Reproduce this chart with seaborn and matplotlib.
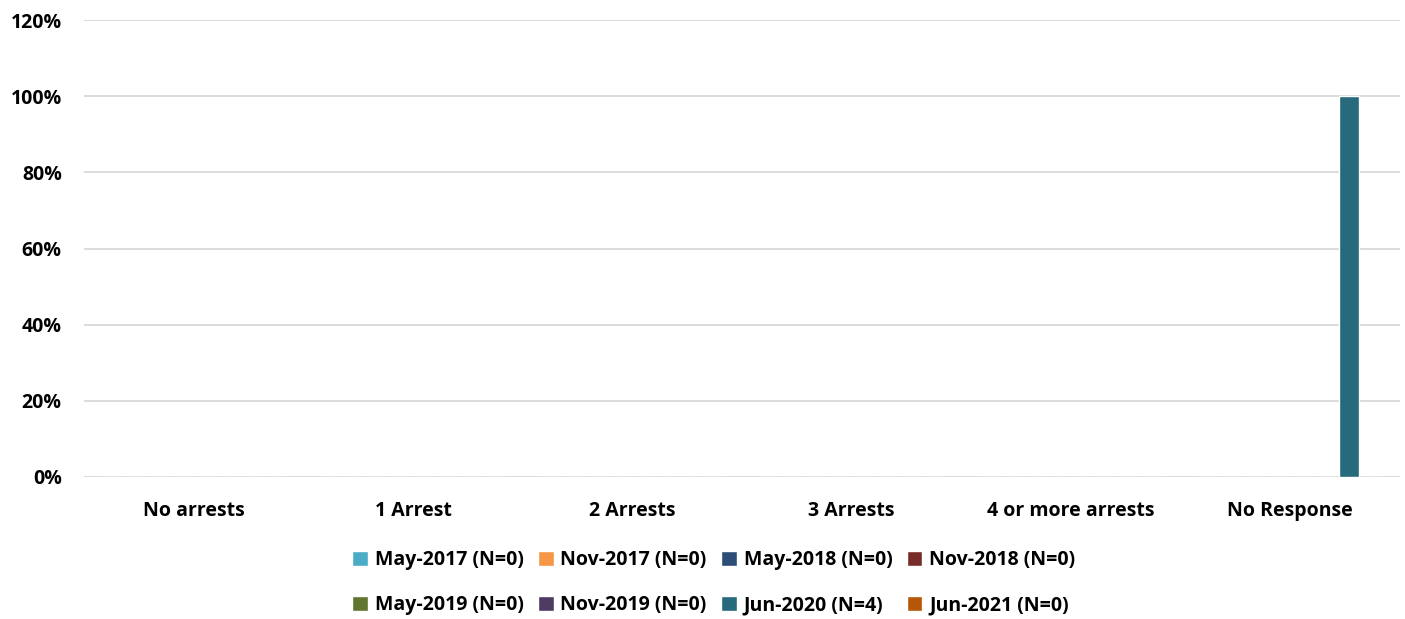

::::

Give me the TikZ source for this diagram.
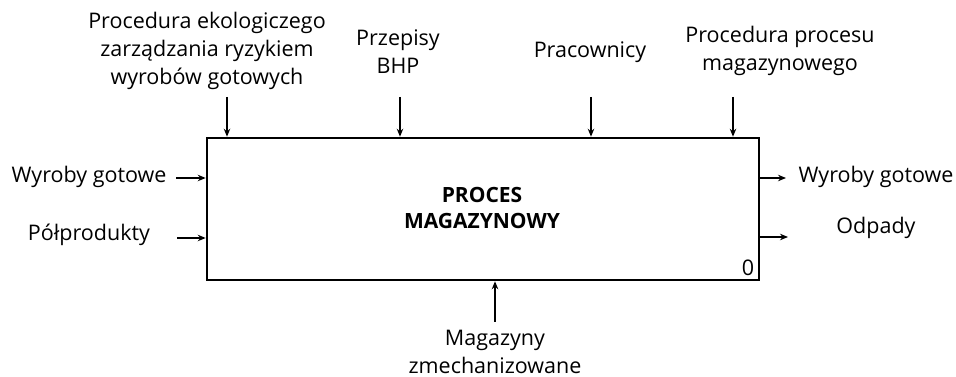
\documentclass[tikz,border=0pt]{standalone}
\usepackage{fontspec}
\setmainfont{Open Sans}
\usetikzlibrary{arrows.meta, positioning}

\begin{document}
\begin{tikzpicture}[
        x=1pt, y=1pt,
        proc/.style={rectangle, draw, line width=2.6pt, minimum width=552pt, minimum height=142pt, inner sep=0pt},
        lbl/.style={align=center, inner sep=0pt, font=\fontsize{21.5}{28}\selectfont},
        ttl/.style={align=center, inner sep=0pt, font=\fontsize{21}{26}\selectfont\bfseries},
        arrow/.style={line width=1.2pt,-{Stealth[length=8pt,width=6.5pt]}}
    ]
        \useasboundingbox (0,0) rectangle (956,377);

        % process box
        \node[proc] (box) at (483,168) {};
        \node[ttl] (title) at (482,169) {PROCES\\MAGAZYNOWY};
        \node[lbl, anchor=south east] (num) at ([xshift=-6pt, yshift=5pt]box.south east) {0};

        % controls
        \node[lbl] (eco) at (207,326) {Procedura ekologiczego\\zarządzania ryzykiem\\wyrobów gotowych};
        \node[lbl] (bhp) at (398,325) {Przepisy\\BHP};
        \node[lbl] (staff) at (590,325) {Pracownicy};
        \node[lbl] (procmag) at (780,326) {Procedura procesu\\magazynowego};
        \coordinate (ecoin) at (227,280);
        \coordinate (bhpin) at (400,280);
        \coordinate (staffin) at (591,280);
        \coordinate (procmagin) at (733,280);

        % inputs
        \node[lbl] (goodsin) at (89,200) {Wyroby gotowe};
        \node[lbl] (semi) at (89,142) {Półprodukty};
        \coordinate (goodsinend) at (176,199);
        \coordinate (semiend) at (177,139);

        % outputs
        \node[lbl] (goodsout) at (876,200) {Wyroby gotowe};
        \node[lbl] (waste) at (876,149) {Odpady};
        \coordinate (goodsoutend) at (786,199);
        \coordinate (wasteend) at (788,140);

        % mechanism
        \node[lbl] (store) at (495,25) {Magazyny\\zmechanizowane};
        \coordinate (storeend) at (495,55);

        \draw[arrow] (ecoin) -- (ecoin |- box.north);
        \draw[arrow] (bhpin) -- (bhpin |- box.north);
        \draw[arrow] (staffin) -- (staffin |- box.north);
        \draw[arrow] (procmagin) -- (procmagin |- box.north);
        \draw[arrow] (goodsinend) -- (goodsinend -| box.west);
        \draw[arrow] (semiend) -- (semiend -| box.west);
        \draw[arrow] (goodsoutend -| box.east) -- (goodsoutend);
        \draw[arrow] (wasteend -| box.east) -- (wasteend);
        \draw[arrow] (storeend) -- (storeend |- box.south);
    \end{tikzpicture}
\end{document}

::::

SET TASK: Skip all pictures. Retype exactly the span whose first line is the one with "Give me the TikZ source for this diagram." and whose last line is the one with "(storeend) at (495,55);".

FULL SOLUTION:
Give me the TikZ source for this diagram.
\documentclass[tikz,border=0pt]{standalone}
\usepackage{fontspec}
\setmainfont{Open Sans}
\usetikzlibrary{arrows.meta, positioning}

\begin{document}
\begin{tikzpicture}[
        x=1pt, y=1pt,
        proc/.style={rectangle, draw, line width=2.6pt, minimum width=552pt, minimum height=142pt, inner sep=0pt},
        lbl/.style={align=center, inner sep=0pt, font=\fontsize{21.5}{28}\selectfont},
        ttl/.style={align=center, inner sep=0pt, font=\fontsize{21}{26}\selectfont\bfseries},
        arrow/.style={line width=1.2pt,-{Stealth[length=8pt,width=6.5pt]}}
    ]
        \useasboundingbox (0,0) rectangle (956,377);

        % process box
        \node[proc] (box) at (483,168) {};
        \node[ttl] (title) at (482,169) {PROCES\\MAGAZYNOWY};
        \node[lbl, anchor=south east] (num) at ([xshift=-6pt, yshift=5pt]box.south east) {0};

        % controls
        \node[lbl] (eco) at (207,326) {Procedura ekologiczego\\zarządzania ryzykiem\\wyrobów gotowych};
        \node[lbl] (bhp) at (398,325) {Przepisy\\BHP};
        \node[lbl] (staff) at (590,325) {Pracownicy};
        \node[lbl] (procmag) at (780,326) {Procedura procesu\\magazynowego};
        \coordinate (ecoin) at (227,280);
        \coordinate (bhpin) at (400,280);
        \coordinate (staffin) at (591,280);
        \coordinate (procmagin) at (733,280);

        % inputs
        \node[lbl] (goodsin) at (89,200) {Wyroby gotowe};
        \node[lbl] (semi) at (89,142) {Półprodukty};
        \coordinate (goodsinend) at (176,199);
        \coordinate (semiend) at (177,139);

        % outputs
        \node[lbl] (goodsout) at (876,200) {Wyroby gotowe};
        \node[lbl] (waste) at (876,149) {Odpady};
        \coordinate (goodsoutend) at (786,199);
        \coordinate (wasteend) at (788,140);

        % mechanism
        \node[lbl] (store) at (495,25) {Magazyny\\zmechanizowane};
        \coordinate (storeend) at (495,55);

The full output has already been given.